── Extracted records ──

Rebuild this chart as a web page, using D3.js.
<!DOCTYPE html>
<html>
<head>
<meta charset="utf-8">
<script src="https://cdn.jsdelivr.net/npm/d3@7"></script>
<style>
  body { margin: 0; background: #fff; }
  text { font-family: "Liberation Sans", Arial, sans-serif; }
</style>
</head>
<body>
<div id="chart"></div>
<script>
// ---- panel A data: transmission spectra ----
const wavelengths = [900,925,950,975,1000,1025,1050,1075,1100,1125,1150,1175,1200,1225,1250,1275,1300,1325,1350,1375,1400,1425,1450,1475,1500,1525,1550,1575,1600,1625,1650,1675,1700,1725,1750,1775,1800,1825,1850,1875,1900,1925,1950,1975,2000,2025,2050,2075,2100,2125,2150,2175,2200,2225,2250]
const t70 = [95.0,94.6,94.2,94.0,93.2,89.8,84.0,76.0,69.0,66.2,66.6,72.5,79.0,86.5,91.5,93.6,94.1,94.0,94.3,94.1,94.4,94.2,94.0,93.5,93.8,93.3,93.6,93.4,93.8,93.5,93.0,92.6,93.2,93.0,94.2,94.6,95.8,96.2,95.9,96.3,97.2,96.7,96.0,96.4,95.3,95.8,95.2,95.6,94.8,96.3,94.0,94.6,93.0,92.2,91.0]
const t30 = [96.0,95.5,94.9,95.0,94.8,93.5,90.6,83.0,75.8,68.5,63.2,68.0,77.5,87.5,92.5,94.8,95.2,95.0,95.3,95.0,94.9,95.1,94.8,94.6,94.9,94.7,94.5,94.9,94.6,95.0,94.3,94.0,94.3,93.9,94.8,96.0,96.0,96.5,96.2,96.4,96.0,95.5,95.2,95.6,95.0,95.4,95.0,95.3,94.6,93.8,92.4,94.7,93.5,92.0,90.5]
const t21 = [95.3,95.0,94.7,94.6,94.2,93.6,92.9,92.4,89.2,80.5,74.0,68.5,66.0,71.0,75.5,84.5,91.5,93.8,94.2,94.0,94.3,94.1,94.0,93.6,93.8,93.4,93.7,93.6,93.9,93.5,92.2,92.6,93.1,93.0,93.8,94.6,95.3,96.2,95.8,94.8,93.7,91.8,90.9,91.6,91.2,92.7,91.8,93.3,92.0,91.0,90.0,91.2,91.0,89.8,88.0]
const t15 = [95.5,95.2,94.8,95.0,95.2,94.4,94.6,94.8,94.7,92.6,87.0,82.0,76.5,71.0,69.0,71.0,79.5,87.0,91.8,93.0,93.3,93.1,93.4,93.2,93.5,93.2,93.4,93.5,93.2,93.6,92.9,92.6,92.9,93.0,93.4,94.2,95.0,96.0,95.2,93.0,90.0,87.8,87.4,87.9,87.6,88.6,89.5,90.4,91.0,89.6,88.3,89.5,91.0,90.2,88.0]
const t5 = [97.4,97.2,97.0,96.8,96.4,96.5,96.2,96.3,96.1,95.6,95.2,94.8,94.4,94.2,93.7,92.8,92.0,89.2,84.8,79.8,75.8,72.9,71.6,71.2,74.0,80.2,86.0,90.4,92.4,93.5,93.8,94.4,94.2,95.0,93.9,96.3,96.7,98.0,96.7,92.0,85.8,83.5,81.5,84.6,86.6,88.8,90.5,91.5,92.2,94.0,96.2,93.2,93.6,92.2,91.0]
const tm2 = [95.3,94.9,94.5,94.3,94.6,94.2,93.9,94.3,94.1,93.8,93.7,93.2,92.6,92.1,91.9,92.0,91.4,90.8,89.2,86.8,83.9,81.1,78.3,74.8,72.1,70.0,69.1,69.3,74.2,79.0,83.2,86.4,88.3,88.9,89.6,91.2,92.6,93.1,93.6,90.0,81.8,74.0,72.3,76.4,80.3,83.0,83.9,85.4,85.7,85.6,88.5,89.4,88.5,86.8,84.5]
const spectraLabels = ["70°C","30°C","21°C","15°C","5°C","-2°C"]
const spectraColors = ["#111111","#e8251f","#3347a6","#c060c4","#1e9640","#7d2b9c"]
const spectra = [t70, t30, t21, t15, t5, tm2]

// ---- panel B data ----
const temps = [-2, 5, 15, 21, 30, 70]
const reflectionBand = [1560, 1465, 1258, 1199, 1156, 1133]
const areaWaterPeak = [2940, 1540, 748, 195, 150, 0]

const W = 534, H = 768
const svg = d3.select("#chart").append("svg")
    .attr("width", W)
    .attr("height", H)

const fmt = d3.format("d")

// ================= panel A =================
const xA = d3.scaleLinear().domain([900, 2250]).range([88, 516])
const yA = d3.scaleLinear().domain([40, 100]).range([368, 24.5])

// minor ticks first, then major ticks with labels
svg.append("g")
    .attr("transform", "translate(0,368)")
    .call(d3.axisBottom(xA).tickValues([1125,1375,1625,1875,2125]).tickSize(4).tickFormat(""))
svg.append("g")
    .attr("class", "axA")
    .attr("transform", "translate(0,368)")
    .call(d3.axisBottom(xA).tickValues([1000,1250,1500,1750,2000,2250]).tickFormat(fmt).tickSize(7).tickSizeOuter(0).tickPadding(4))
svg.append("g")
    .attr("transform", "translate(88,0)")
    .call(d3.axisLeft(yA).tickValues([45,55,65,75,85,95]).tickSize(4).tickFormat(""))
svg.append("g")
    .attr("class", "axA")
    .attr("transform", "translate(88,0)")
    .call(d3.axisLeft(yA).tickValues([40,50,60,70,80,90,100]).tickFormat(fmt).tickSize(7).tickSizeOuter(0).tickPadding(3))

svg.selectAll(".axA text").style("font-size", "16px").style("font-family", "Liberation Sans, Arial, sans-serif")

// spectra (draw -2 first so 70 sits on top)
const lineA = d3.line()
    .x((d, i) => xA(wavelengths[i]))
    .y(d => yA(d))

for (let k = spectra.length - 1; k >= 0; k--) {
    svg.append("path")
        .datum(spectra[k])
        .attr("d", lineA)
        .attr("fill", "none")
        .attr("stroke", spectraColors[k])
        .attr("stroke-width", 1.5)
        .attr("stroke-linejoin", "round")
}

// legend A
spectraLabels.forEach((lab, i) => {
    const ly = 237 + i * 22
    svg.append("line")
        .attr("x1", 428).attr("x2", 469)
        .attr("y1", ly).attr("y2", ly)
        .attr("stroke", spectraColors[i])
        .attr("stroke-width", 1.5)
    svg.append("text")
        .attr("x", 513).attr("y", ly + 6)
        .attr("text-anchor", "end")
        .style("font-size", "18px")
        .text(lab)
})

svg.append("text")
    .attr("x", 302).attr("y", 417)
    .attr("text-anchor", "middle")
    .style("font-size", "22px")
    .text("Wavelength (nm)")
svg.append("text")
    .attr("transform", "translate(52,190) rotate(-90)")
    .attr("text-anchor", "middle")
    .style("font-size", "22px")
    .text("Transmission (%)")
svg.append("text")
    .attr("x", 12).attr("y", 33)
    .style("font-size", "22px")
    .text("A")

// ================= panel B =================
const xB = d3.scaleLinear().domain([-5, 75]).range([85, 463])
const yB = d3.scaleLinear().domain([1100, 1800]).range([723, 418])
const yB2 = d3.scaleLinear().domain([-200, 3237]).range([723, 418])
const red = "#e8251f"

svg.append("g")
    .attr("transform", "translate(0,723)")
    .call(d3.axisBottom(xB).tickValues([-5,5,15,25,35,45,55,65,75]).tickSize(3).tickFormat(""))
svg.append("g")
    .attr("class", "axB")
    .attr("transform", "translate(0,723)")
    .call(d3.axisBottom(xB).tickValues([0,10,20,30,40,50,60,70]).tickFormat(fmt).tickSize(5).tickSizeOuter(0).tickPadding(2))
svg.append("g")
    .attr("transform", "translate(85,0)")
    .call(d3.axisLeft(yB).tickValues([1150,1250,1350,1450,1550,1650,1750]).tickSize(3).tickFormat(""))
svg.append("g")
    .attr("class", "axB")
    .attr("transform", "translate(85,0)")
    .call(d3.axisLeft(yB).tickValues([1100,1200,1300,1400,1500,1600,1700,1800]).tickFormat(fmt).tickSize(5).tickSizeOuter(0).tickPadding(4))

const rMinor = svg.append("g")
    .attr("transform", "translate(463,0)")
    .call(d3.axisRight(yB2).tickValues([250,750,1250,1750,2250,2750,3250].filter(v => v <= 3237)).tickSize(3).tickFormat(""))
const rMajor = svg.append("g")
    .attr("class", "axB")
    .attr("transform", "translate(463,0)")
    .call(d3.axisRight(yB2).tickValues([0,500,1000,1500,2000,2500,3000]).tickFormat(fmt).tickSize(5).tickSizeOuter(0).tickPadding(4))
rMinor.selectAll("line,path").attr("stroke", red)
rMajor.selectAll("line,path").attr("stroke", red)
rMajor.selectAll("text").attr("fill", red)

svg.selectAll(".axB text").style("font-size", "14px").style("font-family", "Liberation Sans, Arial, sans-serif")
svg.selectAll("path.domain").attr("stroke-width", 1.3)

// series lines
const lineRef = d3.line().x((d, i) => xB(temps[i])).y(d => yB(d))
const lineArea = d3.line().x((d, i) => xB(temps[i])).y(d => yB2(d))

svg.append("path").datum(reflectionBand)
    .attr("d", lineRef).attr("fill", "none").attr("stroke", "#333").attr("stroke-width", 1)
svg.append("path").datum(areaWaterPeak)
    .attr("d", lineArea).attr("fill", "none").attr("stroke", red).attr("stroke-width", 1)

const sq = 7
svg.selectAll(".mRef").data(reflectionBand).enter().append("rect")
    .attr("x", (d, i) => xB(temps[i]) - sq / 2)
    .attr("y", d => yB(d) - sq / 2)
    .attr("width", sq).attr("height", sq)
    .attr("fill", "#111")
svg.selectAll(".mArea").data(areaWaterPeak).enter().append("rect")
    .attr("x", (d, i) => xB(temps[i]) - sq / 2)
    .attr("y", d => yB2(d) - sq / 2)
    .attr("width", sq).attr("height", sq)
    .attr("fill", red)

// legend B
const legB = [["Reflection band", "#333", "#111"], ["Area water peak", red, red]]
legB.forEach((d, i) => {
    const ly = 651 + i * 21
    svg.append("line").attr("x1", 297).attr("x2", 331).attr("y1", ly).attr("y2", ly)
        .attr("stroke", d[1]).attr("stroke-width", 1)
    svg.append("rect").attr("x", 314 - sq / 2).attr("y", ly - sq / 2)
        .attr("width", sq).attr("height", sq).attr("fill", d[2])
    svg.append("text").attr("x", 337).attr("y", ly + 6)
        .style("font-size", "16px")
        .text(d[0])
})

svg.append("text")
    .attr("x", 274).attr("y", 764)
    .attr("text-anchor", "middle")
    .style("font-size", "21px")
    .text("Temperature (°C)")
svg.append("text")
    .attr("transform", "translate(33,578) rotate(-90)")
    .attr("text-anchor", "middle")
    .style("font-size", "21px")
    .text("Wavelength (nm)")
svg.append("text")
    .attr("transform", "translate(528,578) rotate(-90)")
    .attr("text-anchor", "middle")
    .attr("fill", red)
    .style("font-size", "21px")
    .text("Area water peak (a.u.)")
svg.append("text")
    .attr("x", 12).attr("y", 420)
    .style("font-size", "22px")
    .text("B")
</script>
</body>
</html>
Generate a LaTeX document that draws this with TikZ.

───

In the entries above, identify each line that includes the string "this", then copy it.

### Solved exercise
Rebuild this chart as a web page, using D3.js.
Generate a LaTeX document that draws this with TikZ.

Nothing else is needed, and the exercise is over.